McCann is old, and so am I
If you're a fan of mystery novels as I am, and even if you aren't, the Swedish writer Henning Mankell writes wonderful novels, and the solving of murders is merely one plot element. Over the weekend I reread his first mystery, Faceless Killers, and the following passage helped me clarify something: "A new world had emerged, and he hadn't even noticed it. As a policeman, he still lived in another, older world. How was he going to learn to live in the new? How would he deal with the great uneasiness he felt at these changes, at so much happening so fast?"
The character speaking is Kurt Wallender, a Swedish police detective in his forties. However, his words clarified for me why I have been uncomfortable with John McCain seeking the presidency at age 71. I know it is not politic to question someone's age, but since I am only two years younger than McCain, I can talk about his age without being accused of age-ism.
It is fascinating to watch myself age. For example, I subscribe to both Us and People magazines but am debating if I should let my subscriptions lapse because I have no clue who anybody is anymore. Blake Lively? Spencer Pratt? Heidi Montag? Leighton Meester? I could find it out easily who they are, but, at age 69, I don't care.
One of the reasons I retired from teaching at the end of 2003, after 32 years, was realizing that to continue to be an effective teacher I would have to learn how to do Powerpoint presentations and set up websites for my classes, and I just didn't have the interest or the energy to do this. If I was going to learn new technologies, it would be for my personal creative projects.
I have a cell phone which I turn on once a month or so to see if there are any messages, and if there are, they are so out-of-date by the time I hear them, I can ignore them. I do not text message. I read my youngest daughter's Facebook page but do not comprehend half of what is on it. I do have an iPod and I have transferred much of my cd collection to it and I download music and videos from iTunes and emusic.com. regularly.
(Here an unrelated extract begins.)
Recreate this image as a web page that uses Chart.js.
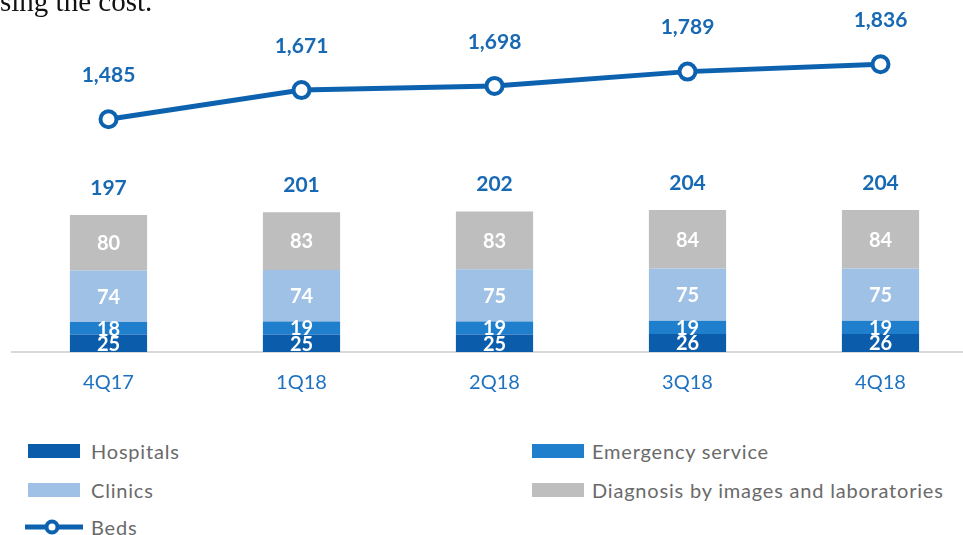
<!DOCTYPE html>
<html>
<head>
<meta charset="utf-8">
<script src="https://cdn.jsdelivr.net/npm/chart.js@4"></script>
<style>
  html, body { margin: 0; padding: 0; background: #fff; overflow: hidden; }
  body { width: 963px; height: 535px; position: relative; font-family: Lato, sans-serif; }
  #wrap { position: absolute; left: 0; top: 0; width: 977px; height: 400px; }
  #topText { position: absolute; left: 0; top: -15px; font-family: 'Liberation Serif', serif; font-size: 29px; color: #111; white-space: nowrap; }
  .leg { position: absolute; font-size: 20px; letter-spacing: 0.8px; color: #6a6a6a; line-height: 20px; }
  .sw { position: absolute; width: 52px; height: 14px; }
</style>
</head>
<body>
<div id="wrap"><canvas id="chart" width="977" height="400"></canvas></div>
<div id="topText">sing the cost.</div>

<div class="sw" style="left:28px;top:444px;background:#0b5dab"></div>
<div class="leg" style="left:91px;top:441px">Hospitals</div>
<div class="sw" style="left:532px;top:444px;background:#1f7fcc"></div>
<div class="leg" style="left:592px;top:441px">Emergency service</div>
<div class="sw" style="left:28px;top:483px;background:#9fc1e6"></div>
<div class="leg" style="left:91px;top:480px">Clinics</div>
<div class="sw" style="left:532px;top:483px;background:#bebebe"></div>
<div class="leg" style="left:592px;top:480px">Diagnosis by images and laboratories</div>
<svg style="position:absolute;left:24px;top:518px" width="60" height="18">
  <line x1="1" y1="9" x2="59" y2="9" stroke="#0d62af" stroke-width="5"/>
  <circle cx="28" cy="9" r="5.5" fill="#fff" stroke="#0d62af" stroke-width="4"/>
</svg>
<div class="leg" style="left:91px;top:517px">Beds</div>

<script>
const quarters = ['4Q17', '1Q18', '2Q18', '3Q18', '4Q18'];
const hospitals = [25, 25, 25, 26, 26];
const emergency = [18, 19, 19, 19, 19];
const clinics = [74, 74, 75, 75, 75];
const diagnosis = [80, 83, 83, 84, 84];
const totals = [197, 201, 202, 204, 204];
const beds = [1485, 1671, 1698, 1789, 1836];

const blueText = '#1769b4';

const labelPlugin = {
  id: 'labels',
  afterDatasetsDraw(chart) {
    const ctx = chart.ctx;
    ctx.save();
    ctx.textAlign = 'center';
    ctx.textBaseline = 'middle';
    // values inside the bar segments
    ctx.font = 'bold 20px Lato';
    ctx.fillStyle = '#fff';
    for (let d = 0; d < 4; d++) {
      const meta = chart.getDatasetMeta(d);
      meta.data.forEach((bar, i) => {
        const v = chart.data.datasets[d].data[i];
        ctx.fillText(v, bar.x, (bar.y + bar.base) / 2 + 1);
      });
    }
    // totals above the stacks
    ctx.font = 'bold 21px Lato';
    ctx.fillStyle = blueText;
    const top = chart.getDatasetMeta(3);
    top.data.forEach((bar, i) => {
      ctx.fillText(totals[i], bar.x, bar.y - 27);
    });
    // beds labels
    const line = chart.getDatasetMeta(4);
    line.data.forEach((pt, i) => {
      ctx.fillText(beds[i].toLocaleString('en-US'), pt.x, pt.y - 44);
    });
    ctx.restore();
  }
};

new Chart(document.getElementById('chart'), {
  data: {
    labels: quarters,
    datasets: [
      { type: 'bar', label: 'Hospitals', data: hospitals, backgroundColor: '#0b5dab', yAxisID: 'y', order: 2 },
      { type: 'bar', label: 'Emergency service', data: emergency, backgroundColor: '#1f7fcc', yAxisID: 'y', order: 2 },
      { type: 'bar', label: 'Clinics', data: clinics, backgroundColor: '#9fc1e6', yAxisID: 'y', order: 2 },
      { type: 'bar', label: 'Diagnosis by images and laboratories', data: diagnosis, backgroundColor: '#bebebe', yAxisID: 'y', order: 2 },
      {
        type: 'line', label: 'Beds', data: beds, yAxisID: 'y2', order: 1,
        borderColor: '#0d62af', borderWidth: 5, tension: 0,
        pointRadius: 8, pointBorderWidth: 4, pointBackgroundColor: '#fff', pointBorderColor: '#0d62af'
      }
    ]
  },
  options: {
    responsive: false,
    animation: false,
    layout: { autoPadding: false, padding: { left: 12, right: 0, top: 0, bottom: 0 } },
    datasets: { bar: { barPercentage: 0.4, categoryPercentage: 1.0 } },
    plugins: { legend: { display: false }, tooltip: { enabled: false } },
    scales: {
      x: {
        stacked: true,
        grid: { display: false, drawTicks: false },
        border: { display: true, color: '#d9d9d9', width: 2 },
        ticks: { color: '#1f72c0', font: { family: 'Lato', size: 20 }, padding: 19 },
        afterFit(scale) { scale.height = 48; }
      },
      y: { stacked: true, display: false, min: 0, max: 506 },
      y2: { display: false, min: 0, max: 2246 }
    }
  },
  plugins: [labelPlugin]
});
</script>
</body>
</html>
And I am computer literate, having bought my first one in 1986.
But the question I face and the question John MCain faces is the same Kurt Wallander faced: How do we "learn to live in the new"? John McCain and I do not feel an urgency, or even a need to "live in the new". And more, to what extent are we capable of even recognizing "the new"?
In traditional societies the old are honored and are responsible for the spiritual life of the group. But such societies do not change and thus, the old are the best ones to insure continuity.
But not since the invention of the printing press has the world gone through such enormous changes as it is undergoing now, but changes now are happening at a much faster rate.
John McCain and I are too old to comprehend all the changes and too old to keep pace with them. We cannot "live in the new". Nor should we expect ourselves to.
© 2008 by Julius Lester
RESULTS OF THE FIRST COMMONPLACE BOOK CONTEST:
The challenge was to use the word "mundivagant" as an adjective.
The winner is Jonathan Shaw of Annandale, Australia, who submitted two
wonderful sentences.
"Jules Verne is responsible for giving us the mundivagant Phineas Fogg."
"Just down the road from us is a backpackers, and the revelries of mundivagant youth enliven our evenings."
I questioned Jonathan about "is a backpackers" and he explained that "is a backpackers is what an establishment aimed at that clientele is called here." For us on this side of the equator, the sentence would better read, "Just down the road from us are backpackers, etc."
Another fine entry came from Roberto Delgado, a former student of mine:
"It is a lie to settle when you feel called toward a mundivagant fate."